What did come was my Viva date: December 18th. Again – in case some of you reading don’t know already – a Viva is when your internal examiner and your external examiner get together and fling a shit-tonne of questions in your direction to see how well you can defend your thesis. It sounds more terrifying than it is – and I’m not just saying that to compensate for the wild sense of impending doom that I’ve described above. Even though your Viva is stressful and even though you put hours and hours of extra work into preparing for it, it’s actually… okay. I’m not going to go as far as enjoyable – because I would have happily accepted my pass via a nicely worded letter, rather than a face to face showdown – but it certainly wasn’t as bad as I had convinced myself it would be.

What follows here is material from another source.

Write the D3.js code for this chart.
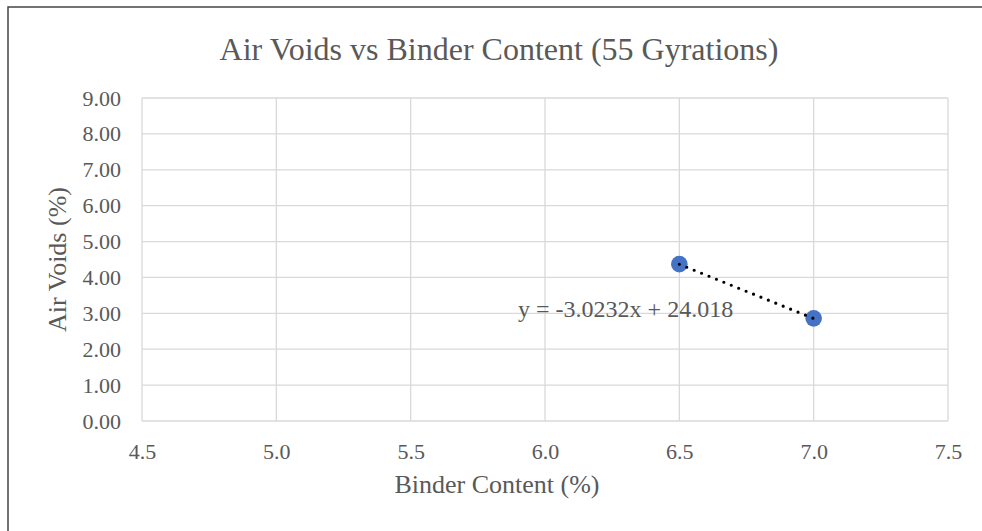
<!DOCTYPE html>
<html>
<head>
<meta charset="utf-8">
<script src="https://cdn.jsdelivr.net/npm/d3@7"></script>
<style>
  body { margin: 0; background: #fff; }
  text { font-family: "Liberation Serif", "Times New Roman", serif; fill: #595959; }
</style>
</head>
<body>
<div id="chart"></div>
<script>
// chart data
var binderContent = [6.5, 7.0];
var airVoids = [4.37, 2.86];
var slope = -3.0232, intercept = 24.018;
var xTicks = [4.5, 5.0, 5.5, 6.0, 6.5, 7.0, 7.5];
var yTicks = [0, 1, 2, 3, 4, 5, 6, 7, 8, 9];
var chartTitle = "Air Voids vs Binder Content (55 Gyrations)";
var xTitle = "Binder Content (%)";
var yTitle = "Air Voids (%)";

var canvas_width = 982, canvas_height = 531;
var plot = {left: 142, right: 948, top: 98, bottom: 421};

var svg = d3.select("#chart")
    .append("svg")
    .attr("width", canvas_width)
    .attr("height", canvas_height);

// outer chart border (only top + left visible in the picture)
svg.append("rect")
    .attr("x", 8).attr("y", 7)
    .attr("width", 1000).attr("height", 600)
    .attr("fill", "none")
    .attr("stroke", "#444")
    .attr("stroke-width", 1.5);

var x = d3.scaleLinear().domain([4.5, 7.5]).range([plot.left, plot.right]);
var y = d3.scaleLinear().domain([0, 9]).range([plot.bottom, plot.top]);

// gridlines
svg.append("g")
    .selectAll("line.v")
    .data(xTicks)
    .enter().append("line")
        .attr("x1", function(d) { return x(d); })
        .attr("x2", function(d) { return x(d); })
        .attr("y1", plot.top).attr("y2", plot.bottom)
        .attr("stroke", "#d9d9d9").attr("stroke-width", 1.3);

svg.append("g")
    .selectAll("line.h")
    .data(yTicks)
    .enter().append("line")
        .attr("x1", plot.left).attr("x2", plot.right)
        .attr("y1", function(d) { return y(d); })
        .attr("y2", function(d) { return y(d); })
        .attr("stroke", "#d9d9d9").attr("stroke-width", 1.3);

// axes (labels only)
var xAxis = svg.append("g")
    .attr("transform", "translate(0," + plot.bottom + ")")
    .call(d3.axisBottom(x).tickValues(xTicks).tickFormat(d3.format(".1f")).tickSize(0).tickPadding(22));
xAxis.select(".domain").remove();
xAxis.selectAll("text").style("font-size", "22px").attr("fill", "#595959")
    .style("font-family", '"Liberation Serif", serif');

var yAxis = svg.append("g")
    .attr("transform", "translate(" + plot.left + ",0)")
    .call(d3.axisLeft(y).tickValues(yTicks).tickFormat(d3.format(".2f")).tickSize(0).tickPadding(21));
yAxis.select(".domain").remove();
yAxis.selectAll("text").style("font-size", "22px").attr("fill", "#595959")
    .style("font-family", '"Liberation Serif", serif');

// points
svg.selectAll("circle.pt")
    .data(binderContent)
    .enter().append("circle")
        .attr("cx", function(d) { return x(d); })
        .attr("cy", function(d, i) { return y(airVoids[i]); })
        .attr("r", 8.3)
        .attr("fill", "#4472c4");

// linear trendline, dotted
var x0 = d3.min(binderContent), x1 = d3.max(binderContent);
svg.append("line")
    .attr("x1", x(x0)).attr("y1", y(slope * x0 + intercept))
    .attr("x2", x(x1)).attr("y2", y(slope * x1 + intercept))
    .attr("stroke", "#000")
    .attr("stroke-width", 3.2)
    .attr("stroke-linecap", "round")
    .attr("stroke-dasharray", "0 8");

// equation label
svg.append("text")
    .attr("x", x(6.3)).attr("y", y(2.9))
    .attr("text-anchor", "middle")
    .style("font-size", "24px")
    .text("y = " + slope + "x + " + intercept);

// titles
svg.append("text")
    .attr("x", 499).attr("y", 60)
    .attr("text-anchor", "middle")
    .style("font-size", "32px")
    .text(chartTitle);

svg.append("text")
    .attr("x", 497).attr("y", 493)
    .attr("text-anchor", "middle")
    .style("font-size", "26px")
    .text(xTitle);

svg.append("text")
    .attr("transform", "translate(66," + ((plot.top + plot.bottom) / 2) + ") rotate(-90)")
    .attr("text-anchor", "middle")
    .style("font-size", "26px")
    .text(yTitle);
</script>
</body>
</html>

A few weeks before my Viva my supervisor and I had a frank and honest discussion about the weaknesses in my work, and we meticulously planned the ways in which I could prepare to defend these issues, when they were mentioned by one or both examiners. On the day itself, none of the topics that we had prepared for were mentioned – none of them! Let that be another lesson for you.

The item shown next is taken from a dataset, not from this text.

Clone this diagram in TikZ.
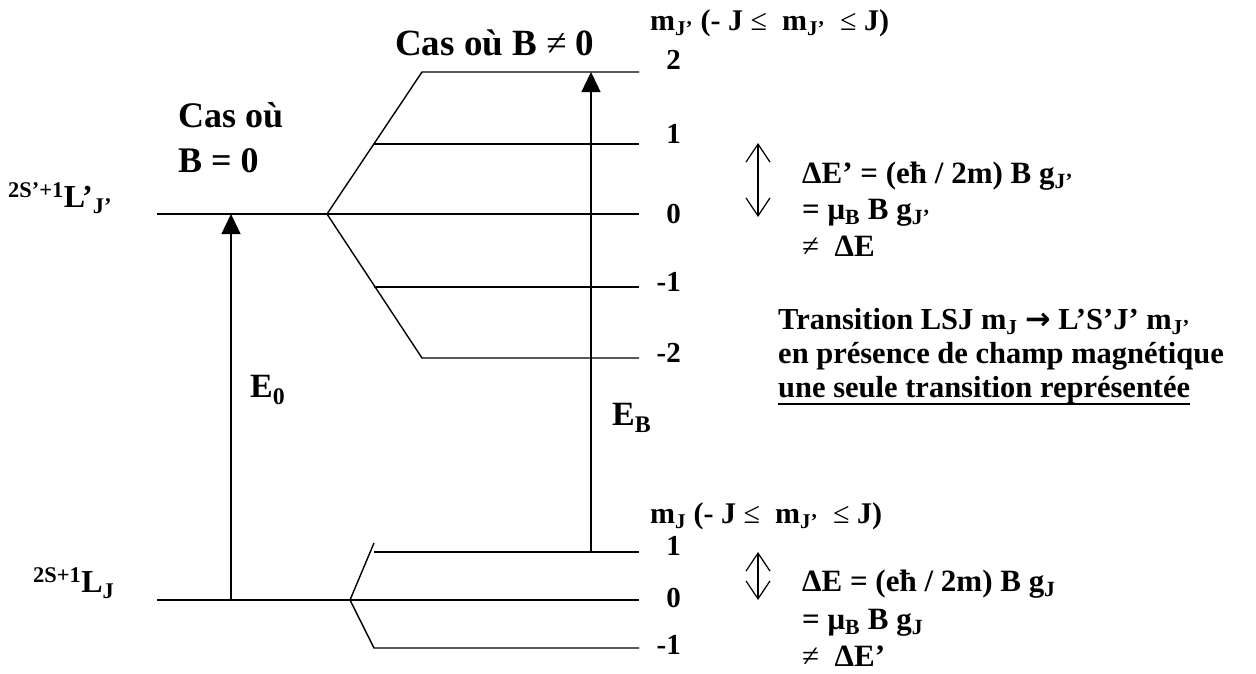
\documentclass[tikz,border=0pt]{standalone}
\usepackage{fontspec}
\setmainfont{Liberation Serif}
\newfontfamily\symfont{DejaVu Sans}
\usetikzlibrary{arrows.meta}
\begin{document}
\begin{tikzpicture}[x=1pt,y=-1pt,
  lvl/.style={line width=1.4pt},
  uparrow/.style={line width=1.4pt,-{Triangle[length=20pt,width=19pt]}},
  dblarrow/.style={line width=1.2pt,{Straight Barb[length=18pt,width=24pt]}-{Straight Barb[length=18pt,width=24pt]}},
  txt/.style={inner sep=0pt,anchor=base west,font=\bfseries},
  num/.style={inner sep=0pt,anchor=east,font=\bfseries\fontsize{29}{32}\selectfont},
  body/.style={txt,font=\bfseries\fontsize{31}{34}\selectfont},
  trans/.style={txt,font=\bfseries\fontsize{30.5}{34}\selectfont},
]
\useasboundingbox (0,0) rectangle (1256,673);

% upper term (J')
\coordinate (u0L) at (157,214);
\coordinate (uV) at (327,214);
\coordinate (u0R) at (639,214);
\coordinate (u2L) at (422,72);
\coordinate (u2R) at (639,72);
\coordinate (u1L) at (374,144);
\coordinate (u1R) at (639,144);
\coordinate (um1L) at (374,287);
\coordinate (um1R) at (639,287);
\coordinate (um2L) at (422,358);
\coordinate (um2R) at (639,358);
\draw[lvl] (u0L) -- (u0R);
\draw[lvl] (uV) -- (u2L) -- (u2R);
\draw[lvl] (uV) -- (um2L) -- (um2R);
\draw[lvl] (u1L) -- (u1R);
\draw[lvl] (um1L) -- (um1R);

% lower term (J)
\coordinate (l0L) at (157,600);
\coordinate (lV) at (350,600);
\coordinate (l0R) at (639,600);
\coordinate (lTop) at (374,543);
\coordinate (l1L) at (374,552);
\coordinate (l1R) at (639,552);
\coordinate (lm1L) at (374,648);
\coordinate (lm1R) at (639,648);
\draw[lvl] (l0L) -- (l0R);
\draw[lvl] (lV) -- (lTop);
\draw[lvl] (l1L) -- (l1R);
\draw[lvl] (lV) -- (lm1L) -- (lm1R);

% transitions
\coordinate (e0a) at (231,600);
\coordinate (e0b) at (231,214);
\coordinate (eBa) at (591,552);
\coordinate (eBb) at (591,72);
\draw[uparrow] (e0a) -- (e0b);
\draw[uparrow] (eBa) -- (eBb);

% splitting double arrows
\coordinate (d1a) at (758,143);
\coordinate (d1b) at (758,217);
\coordinate (d2a) at (758,552);
\coordinate (d2b) at (758,600);
\draw[dblarrow] (d1a) -- (d1b);
\draw[dblarrow] (d2a) -- (d2b);

% titles
\node[txt,font=\bfseries\fontsize{37}{40}\selectfont] (casB) at (395,55) {Cas où B {\mdseries ≠} 0};
\node[txt,font=\bfseries\fontsize{36}{40}\selectfont] (cas1) at (178,127) {Cas où};
\node[txt,font=\bfseries\fontsize{36}{40}\selectfont] (cas2) at (178,172) {B = 0};

% term labels
\node[txt,font=\bfseries\fontsize{32}{36}\selectfont] (Lup) at (8,207) {\textsuperscript{2S’+1}L’\textsubscript{J’}};
\node[txt,font=\bfseries\fontsize{32}{36}\selectfont] (Llow) at (33,592) {\textsuperscript{2S+1}L\textsubscript{J}};

% energies
\node[txt,font=\bfseries\fontsize{34}{38}\selectfont] (E0) at (250,397) {E\textsubscript{0}};
\node[txt,font=\bfseries\fontsize{34}{38}\selectfont] (EB) at (612,425) {E\textsubscript{B}};

% mJ headers
\node[txt,font=\bfseries\fontsize{30}{34}\selectfont] (mJup) at (650,30) {m\textsubscript{J’} (- J {\mdseries ≤}\ \ m\textsubscript{J’}\ \ {\mdseries ≤} J)};
\node[txt,font=\bfseries\fontsize{30}{34}\selectfont] (mJlow) at (650,523) {m\textsubscript{J} (- J {\mdseries ≤}\ \ m\textsubscript{J’}\ \ {\mdseries ≤} J)};

% sublevel numbers
\node[num] (n2) at (681,60) {2};
\node[num] (n1) at (681,134) {1};
\node[num] (n0) at (681,214) {0};
\node[num] (nm1) at (681,282) {-1};
\node[num] (nm2) at (681,353) {-2};
\node[num] (l1) at (681,546) {1};
\node[num] (l0) at (681,598) {0};
\node[num] (lm1) at (681,645) {-1};

% splitting formulas
\node[body] (dEu1) at (802,183) {ΔE’ = (eħ / 2m) B g\textsubscript{J’}};
\node[body] (dEu2) at (802,219) {= μ\textsubscript{B} B g\textsubscript{J’}};
\node[body] (dEu3) at (802,256) {{\mdseries ≠} \ ΔE};
\node[body] (dEl1) at (802,591) {ΔE = (eħ / 2m) B g\textsubscript{J}};
\node[body] (dEl2) at (802,629) {= μ\textsubscript{B} B g\textsubscript{J}};
\node[body] (dEl3) at (802,666) {{\mdseries ≠} \ ΔE’};

% transition description
\node[trans] (t1) at (778,329) {Transition LSJ m\textsubscript{J} {\symfont\bfseries →} L’S’J’ m\textsubscript{J’}};
\node[trans] (t2) at (778,363) {en présence de champ magnétique};
\node[trans] (t3) at (778,397) {une seule transition représentée};
\draw[line width=2pt] ([yshift=-7pt]t3.base west) -- ([yshift=-7pt]t3.base east);
\end{tikzpicture}
\end{document}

What did happen, to my utter bliss and delight, was that all of the information that I had been ferreting away in the back of my brain for the last three years came flooding out, and when they asked me a question, any question, I said:


 And not only was I ready, I was also convincing – because I passed, with minor amendments (although when edit came to shove, they didn’t feel that minor at all). Now, because my examiners were genuinely nice people, and because my Viva was a week to the day before Christmas, they extended my deadline for completing my amendments. This meant that instead of a handful of weeks, I instead had a handful of months (read: I had an even longer amount of time in which I could procrastinate). I eventually went back to my thesis a month before my amendments were due, and I quickly tumbled back into a rabbit hole of research and theories to the point that I was actually considering making changes that they hadn’t told me to make, all for the sake of shoehorning in these new theories that I’d found.

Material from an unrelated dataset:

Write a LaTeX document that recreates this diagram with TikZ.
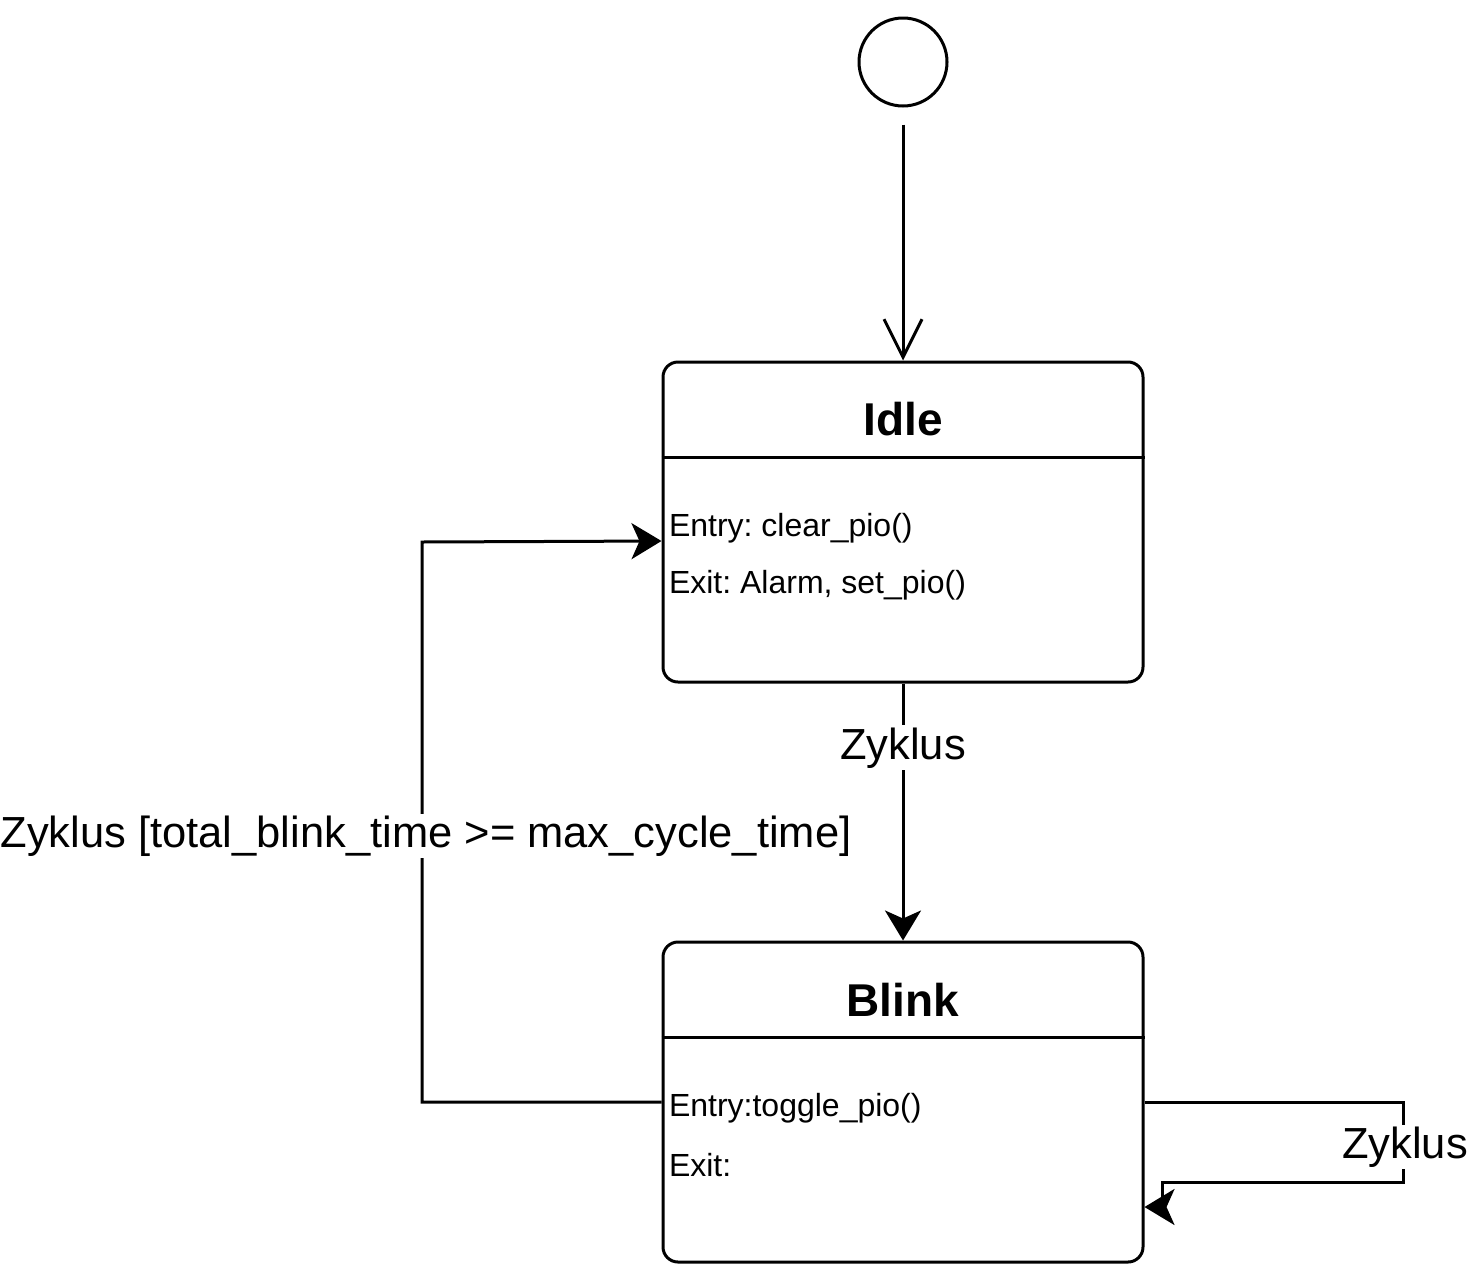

Instead of making more work for myself, I promised myself an hour a day where I would bit by bit deal with the seven issues that I needed to fix. I went through their recommendations, I did extra research, I tabbed up my thesis to within an of its life (and my own, I think) and then, my ‘hour a day’ turned into: I’m going to smash this out in an afternoon. I won’t lie and tell you it was that easy because it sure as hell wasn’t; it was five and a half hours of hair-pulling and argh-ing at my computer screen as I tried to work out how the hell I had ever sounded like an academic on paper, and how the hell I would ever match that tone again. It felt just like old times…

I submitted my amendments on a Friday morning – completed with a document that outlined each and every change, down to the page number, which I then coded into lined and underlined entries so my internal examiner could distinguish between the actual edits and the typographical ones (I hadn’t tabbed and highlighted and colour coded my way through this doctorate just to let things slide at the final hurdle). It took my examiner one weekend to read the changes – and I will never be able to express my authentic and genuine gratitude that he didn’t keep me waiting even longer – and first thing on the Monday morning after submitting my changes, I pulled up at work, checked my emails, and saw:

‘I am pleased to advise you that you have qualified for the degree of Doctor of Philosophy…’

I then went into the same students who had wished me luck on the morning of my Viva – bless their souls for remembering – and told them that it was official. And the panic started some time after that…

It isn’t a state of discontent or disappointment; I have no urge to do another PhD, although I have registered my interest for another Masters (that’s another post for another time), but there is definitely something – unsettling? The sense that something has gone, something has finished, and the more I consider it in this level of detail, the more I think that finishing a PhD might be something like finishing a long-term relationship with a partner that you’re still fond of, despite both of you knowing that you’ve come to the end of the line. There are no bad feelings – in fact, you even miss them sometimes, but you also know that it was time for both of you to part ways, and that when you look back fondly, you should never consider it as more than an enjoyable period of time which has now passed…

I’ve lost myself in that metaphor somewhere, but you get the idea.

So here I am, in the transition period which I thought had started some months ago but, on reflection, I think has probably only really started now. But, as is the case with all endings, something else is starting – has started already, even. And at least whatever happens next and whatever I do with this godforsaken PhD, I’ll be doing with DR printed on my bank card.